DATASET EXCERPTS>
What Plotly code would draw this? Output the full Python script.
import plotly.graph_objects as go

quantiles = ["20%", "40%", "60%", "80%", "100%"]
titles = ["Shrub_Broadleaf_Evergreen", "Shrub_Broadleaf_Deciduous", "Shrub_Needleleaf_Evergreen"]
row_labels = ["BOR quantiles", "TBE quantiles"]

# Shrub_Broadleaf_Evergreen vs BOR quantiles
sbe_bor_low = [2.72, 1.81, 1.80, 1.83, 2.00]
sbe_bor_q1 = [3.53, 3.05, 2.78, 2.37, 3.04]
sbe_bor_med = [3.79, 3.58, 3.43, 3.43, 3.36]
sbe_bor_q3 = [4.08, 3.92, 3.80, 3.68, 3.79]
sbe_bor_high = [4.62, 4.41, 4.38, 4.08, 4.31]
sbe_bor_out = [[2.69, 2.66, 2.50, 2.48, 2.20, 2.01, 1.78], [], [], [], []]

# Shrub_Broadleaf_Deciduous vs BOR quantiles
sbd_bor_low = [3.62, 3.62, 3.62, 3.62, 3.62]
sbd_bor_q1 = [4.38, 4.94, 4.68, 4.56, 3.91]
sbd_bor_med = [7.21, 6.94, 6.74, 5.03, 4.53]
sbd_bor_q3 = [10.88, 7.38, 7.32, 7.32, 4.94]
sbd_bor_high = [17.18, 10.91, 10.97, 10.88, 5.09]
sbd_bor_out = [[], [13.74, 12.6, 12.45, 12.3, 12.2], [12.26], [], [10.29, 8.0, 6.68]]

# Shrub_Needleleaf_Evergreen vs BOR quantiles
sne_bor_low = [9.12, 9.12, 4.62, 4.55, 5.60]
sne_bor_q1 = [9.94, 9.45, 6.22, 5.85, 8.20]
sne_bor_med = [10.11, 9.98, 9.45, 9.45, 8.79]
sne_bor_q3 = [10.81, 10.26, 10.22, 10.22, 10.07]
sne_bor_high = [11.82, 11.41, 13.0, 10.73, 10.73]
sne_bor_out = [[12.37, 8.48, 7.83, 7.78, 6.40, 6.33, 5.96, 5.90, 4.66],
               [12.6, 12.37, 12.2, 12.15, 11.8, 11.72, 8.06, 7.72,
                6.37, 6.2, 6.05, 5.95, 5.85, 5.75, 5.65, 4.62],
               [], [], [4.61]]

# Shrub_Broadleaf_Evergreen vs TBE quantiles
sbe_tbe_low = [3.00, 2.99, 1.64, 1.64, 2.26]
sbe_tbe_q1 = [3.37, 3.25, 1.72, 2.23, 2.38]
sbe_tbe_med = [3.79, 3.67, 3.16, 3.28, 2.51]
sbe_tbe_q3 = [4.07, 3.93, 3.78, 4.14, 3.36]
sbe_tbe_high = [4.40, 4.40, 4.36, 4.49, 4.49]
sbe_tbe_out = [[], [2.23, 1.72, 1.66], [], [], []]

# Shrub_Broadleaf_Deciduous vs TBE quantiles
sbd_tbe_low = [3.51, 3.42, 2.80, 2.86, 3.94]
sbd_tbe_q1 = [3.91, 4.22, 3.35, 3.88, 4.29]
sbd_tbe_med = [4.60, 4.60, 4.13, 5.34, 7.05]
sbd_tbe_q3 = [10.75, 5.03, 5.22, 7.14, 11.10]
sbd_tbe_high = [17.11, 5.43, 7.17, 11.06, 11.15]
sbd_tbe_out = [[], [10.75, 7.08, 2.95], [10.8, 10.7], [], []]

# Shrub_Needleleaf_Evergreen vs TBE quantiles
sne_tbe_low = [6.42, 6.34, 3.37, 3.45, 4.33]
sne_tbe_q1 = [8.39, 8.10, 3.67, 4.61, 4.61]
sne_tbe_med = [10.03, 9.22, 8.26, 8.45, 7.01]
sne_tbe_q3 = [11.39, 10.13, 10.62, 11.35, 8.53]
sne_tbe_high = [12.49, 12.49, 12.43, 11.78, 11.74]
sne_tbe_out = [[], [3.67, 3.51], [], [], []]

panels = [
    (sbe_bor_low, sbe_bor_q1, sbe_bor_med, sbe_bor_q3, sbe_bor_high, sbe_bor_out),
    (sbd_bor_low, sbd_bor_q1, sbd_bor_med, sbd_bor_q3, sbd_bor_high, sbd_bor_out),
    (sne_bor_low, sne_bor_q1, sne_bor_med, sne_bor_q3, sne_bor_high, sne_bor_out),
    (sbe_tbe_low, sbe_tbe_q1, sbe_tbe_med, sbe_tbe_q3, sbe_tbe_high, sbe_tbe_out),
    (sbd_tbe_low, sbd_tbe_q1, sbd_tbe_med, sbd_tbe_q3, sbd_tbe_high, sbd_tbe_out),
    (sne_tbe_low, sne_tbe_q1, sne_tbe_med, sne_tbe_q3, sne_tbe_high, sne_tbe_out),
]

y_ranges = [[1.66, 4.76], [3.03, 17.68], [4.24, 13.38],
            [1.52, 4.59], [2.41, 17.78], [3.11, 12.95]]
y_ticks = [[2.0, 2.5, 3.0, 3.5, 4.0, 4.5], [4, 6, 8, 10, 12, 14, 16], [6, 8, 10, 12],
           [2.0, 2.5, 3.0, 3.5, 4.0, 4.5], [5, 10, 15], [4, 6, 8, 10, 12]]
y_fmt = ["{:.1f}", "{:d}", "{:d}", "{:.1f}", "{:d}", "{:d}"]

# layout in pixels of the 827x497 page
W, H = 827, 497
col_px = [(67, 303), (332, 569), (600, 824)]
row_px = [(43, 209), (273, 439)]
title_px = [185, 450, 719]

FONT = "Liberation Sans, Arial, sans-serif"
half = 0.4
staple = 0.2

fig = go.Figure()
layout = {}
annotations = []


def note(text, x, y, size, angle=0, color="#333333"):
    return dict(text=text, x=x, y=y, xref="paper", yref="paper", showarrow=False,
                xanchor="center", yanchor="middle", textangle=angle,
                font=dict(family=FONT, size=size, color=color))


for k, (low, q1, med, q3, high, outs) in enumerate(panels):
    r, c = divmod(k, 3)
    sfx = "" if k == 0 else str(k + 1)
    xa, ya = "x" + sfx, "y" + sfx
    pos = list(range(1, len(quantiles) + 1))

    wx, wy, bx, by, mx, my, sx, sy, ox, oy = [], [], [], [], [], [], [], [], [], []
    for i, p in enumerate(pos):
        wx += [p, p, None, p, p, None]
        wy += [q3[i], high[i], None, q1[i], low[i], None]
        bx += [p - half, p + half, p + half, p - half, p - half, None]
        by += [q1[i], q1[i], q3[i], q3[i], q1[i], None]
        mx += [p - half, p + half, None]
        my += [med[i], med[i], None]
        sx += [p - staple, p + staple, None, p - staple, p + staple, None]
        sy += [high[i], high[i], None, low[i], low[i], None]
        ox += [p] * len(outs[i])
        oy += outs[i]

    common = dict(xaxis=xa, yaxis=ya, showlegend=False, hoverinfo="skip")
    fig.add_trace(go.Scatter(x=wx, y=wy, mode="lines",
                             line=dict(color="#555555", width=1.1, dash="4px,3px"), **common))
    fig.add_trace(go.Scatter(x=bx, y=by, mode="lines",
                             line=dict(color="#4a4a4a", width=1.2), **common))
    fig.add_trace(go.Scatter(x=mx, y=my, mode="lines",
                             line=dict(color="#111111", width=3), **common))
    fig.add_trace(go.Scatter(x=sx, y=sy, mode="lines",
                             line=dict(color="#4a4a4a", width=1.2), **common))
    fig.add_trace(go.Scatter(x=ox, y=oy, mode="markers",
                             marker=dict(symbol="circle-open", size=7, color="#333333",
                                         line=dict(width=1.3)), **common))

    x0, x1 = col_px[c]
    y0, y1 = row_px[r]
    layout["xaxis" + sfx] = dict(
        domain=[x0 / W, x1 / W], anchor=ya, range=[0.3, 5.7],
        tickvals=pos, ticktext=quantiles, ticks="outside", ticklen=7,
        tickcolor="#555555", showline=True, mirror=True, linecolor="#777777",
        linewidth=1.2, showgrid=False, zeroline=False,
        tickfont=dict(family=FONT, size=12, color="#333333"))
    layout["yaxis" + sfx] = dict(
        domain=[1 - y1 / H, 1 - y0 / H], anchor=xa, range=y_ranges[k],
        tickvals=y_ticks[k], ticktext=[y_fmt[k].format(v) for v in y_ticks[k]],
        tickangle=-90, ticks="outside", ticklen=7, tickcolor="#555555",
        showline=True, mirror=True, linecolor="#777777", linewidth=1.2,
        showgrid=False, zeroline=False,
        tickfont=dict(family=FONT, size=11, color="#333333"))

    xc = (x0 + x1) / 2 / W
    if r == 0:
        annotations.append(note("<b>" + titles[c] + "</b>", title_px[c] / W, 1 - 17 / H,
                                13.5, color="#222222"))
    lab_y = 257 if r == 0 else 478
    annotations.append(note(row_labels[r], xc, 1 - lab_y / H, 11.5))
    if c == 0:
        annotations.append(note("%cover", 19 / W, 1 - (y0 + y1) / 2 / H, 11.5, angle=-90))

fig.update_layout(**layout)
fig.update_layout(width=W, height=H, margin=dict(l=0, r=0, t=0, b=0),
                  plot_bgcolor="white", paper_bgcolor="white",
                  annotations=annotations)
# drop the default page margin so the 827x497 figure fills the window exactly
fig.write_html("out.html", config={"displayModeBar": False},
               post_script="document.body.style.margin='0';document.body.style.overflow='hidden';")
---
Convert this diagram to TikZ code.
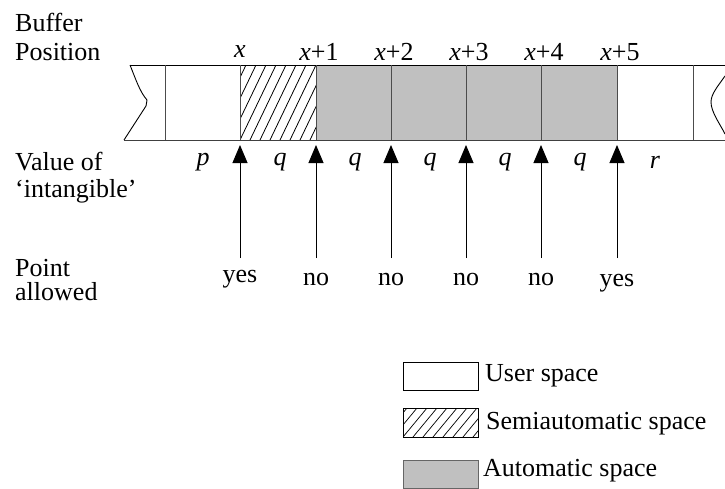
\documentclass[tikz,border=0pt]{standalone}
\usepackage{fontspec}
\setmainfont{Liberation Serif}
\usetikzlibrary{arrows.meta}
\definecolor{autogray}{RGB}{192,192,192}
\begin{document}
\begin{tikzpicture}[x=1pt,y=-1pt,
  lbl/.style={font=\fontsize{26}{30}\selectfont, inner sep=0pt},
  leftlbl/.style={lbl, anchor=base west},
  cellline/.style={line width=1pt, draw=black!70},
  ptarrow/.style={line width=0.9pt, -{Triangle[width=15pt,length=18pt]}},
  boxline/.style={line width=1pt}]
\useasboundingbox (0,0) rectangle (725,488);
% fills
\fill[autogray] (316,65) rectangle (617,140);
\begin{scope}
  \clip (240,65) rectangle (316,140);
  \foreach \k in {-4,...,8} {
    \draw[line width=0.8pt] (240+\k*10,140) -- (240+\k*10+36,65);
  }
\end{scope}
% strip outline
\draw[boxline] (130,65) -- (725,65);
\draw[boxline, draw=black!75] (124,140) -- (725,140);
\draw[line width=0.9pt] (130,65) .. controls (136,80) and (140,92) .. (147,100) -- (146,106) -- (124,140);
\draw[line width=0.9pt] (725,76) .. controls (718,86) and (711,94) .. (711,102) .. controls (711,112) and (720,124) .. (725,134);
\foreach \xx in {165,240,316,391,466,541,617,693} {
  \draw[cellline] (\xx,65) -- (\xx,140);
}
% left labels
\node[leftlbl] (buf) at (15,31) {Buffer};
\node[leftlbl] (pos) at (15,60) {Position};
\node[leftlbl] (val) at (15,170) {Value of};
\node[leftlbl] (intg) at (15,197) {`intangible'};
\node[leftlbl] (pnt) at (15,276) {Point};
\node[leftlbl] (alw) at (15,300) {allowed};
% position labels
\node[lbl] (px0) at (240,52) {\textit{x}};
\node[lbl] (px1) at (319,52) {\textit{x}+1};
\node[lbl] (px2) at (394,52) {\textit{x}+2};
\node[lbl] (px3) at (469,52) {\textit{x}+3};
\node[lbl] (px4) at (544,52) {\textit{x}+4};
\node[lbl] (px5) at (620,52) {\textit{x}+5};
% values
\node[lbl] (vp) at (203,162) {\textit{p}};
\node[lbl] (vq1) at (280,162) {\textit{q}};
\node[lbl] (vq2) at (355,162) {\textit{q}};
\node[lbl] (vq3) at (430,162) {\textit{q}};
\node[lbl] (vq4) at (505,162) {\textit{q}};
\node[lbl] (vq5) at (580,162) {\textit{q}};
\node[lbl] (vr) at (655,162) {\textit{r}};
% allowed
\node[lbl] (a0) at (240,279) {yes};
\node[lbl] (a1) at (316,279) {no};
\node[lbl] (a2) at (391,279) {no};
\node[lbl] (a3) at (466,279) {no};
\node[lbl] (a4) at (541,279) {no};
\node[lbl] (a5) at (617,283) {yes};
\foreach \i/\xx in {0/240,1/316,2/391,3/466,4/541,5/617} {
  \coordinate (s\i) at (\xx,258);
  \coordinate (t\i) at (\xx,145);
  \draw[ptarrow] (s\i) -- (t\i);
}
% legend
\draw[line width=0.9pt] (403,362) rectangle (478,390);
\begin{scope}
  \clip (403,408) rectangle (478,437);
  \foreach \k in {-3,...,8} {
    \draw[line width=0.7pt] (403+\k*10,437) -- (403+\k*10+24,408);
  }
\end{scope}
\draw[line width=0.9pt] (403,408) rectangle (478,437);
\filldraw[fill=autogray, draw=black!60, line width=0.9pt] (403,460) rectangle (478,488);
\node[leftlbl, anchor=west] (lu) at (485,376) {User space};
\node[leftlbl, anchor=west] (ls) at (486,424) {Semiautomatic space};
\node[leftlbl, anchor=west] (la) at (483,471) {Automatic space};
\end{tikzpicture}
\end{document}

AIM> Repeat exactly the lines from the one containing "What Plotly code" through the one containing "[10.29, 8.0, 6.68]]", both included, and nothing else.

EXERCISE SOLUTION>
What Plotly code would draw this? Output the full Python script.
import plotly.graph_objects as go

quantiles = ["20%", "40%", "60%", "80%", "100%"]
titles = ["Shrub_Broadleaf_Evergreen", "Shrub_Broadleaf_Deciduous", "Shrub_Needleleaf_Evergreen"]
row_labels = ["BOR quantiles", "TBE quantiles"]

# Shrub_Broadleaf_Evergreen vs BOR quantiles
sbe_bor_low = [2.72, 1.81, 1.80, 1.83, 2.00]
sbe_bor_q1 = [3.53, 3.05, 2.78, 2.37, 3.04]
sbe_bor_med = [3.79, 3.58, 3.43, 3.43, 3.36]
sbe_bor_q3 = [4.08, 3.92, 3.80, 3.68, 3.79]
sbe_bor_high = [4.62, 4.41, 4.38, 4.08, 4.31]
sbe_bor_out = [[2.69, 2.66, 2.50, 2.48, 2.20, 2.01, 1.78], [], [], [], []]

# Shrub_Broadleaf_Deciduous vs BOR quantiles
sbd_bor_low = [3.62, 3.62, 3.62, 3.62, 3.62]
sbd_bor_q1 = [4.38, 4.94, 4.68, 4.56, 3.91]
sbd_bor_med = [7.21, 6.94, 6.74, 5.03, 4.53]
sbd_bor_q3 = [10.88, 7.38, 7.32, 7.32, 4.94]
sbd_bor_high = [17.18, 10.91, 10.97, 10.88, 5.09]
sbd_bor_out = [[], [13.74, 12.6, 12.45, 12.3, 12.2], [12.26], [], [10.29, 8.0, 6.68]]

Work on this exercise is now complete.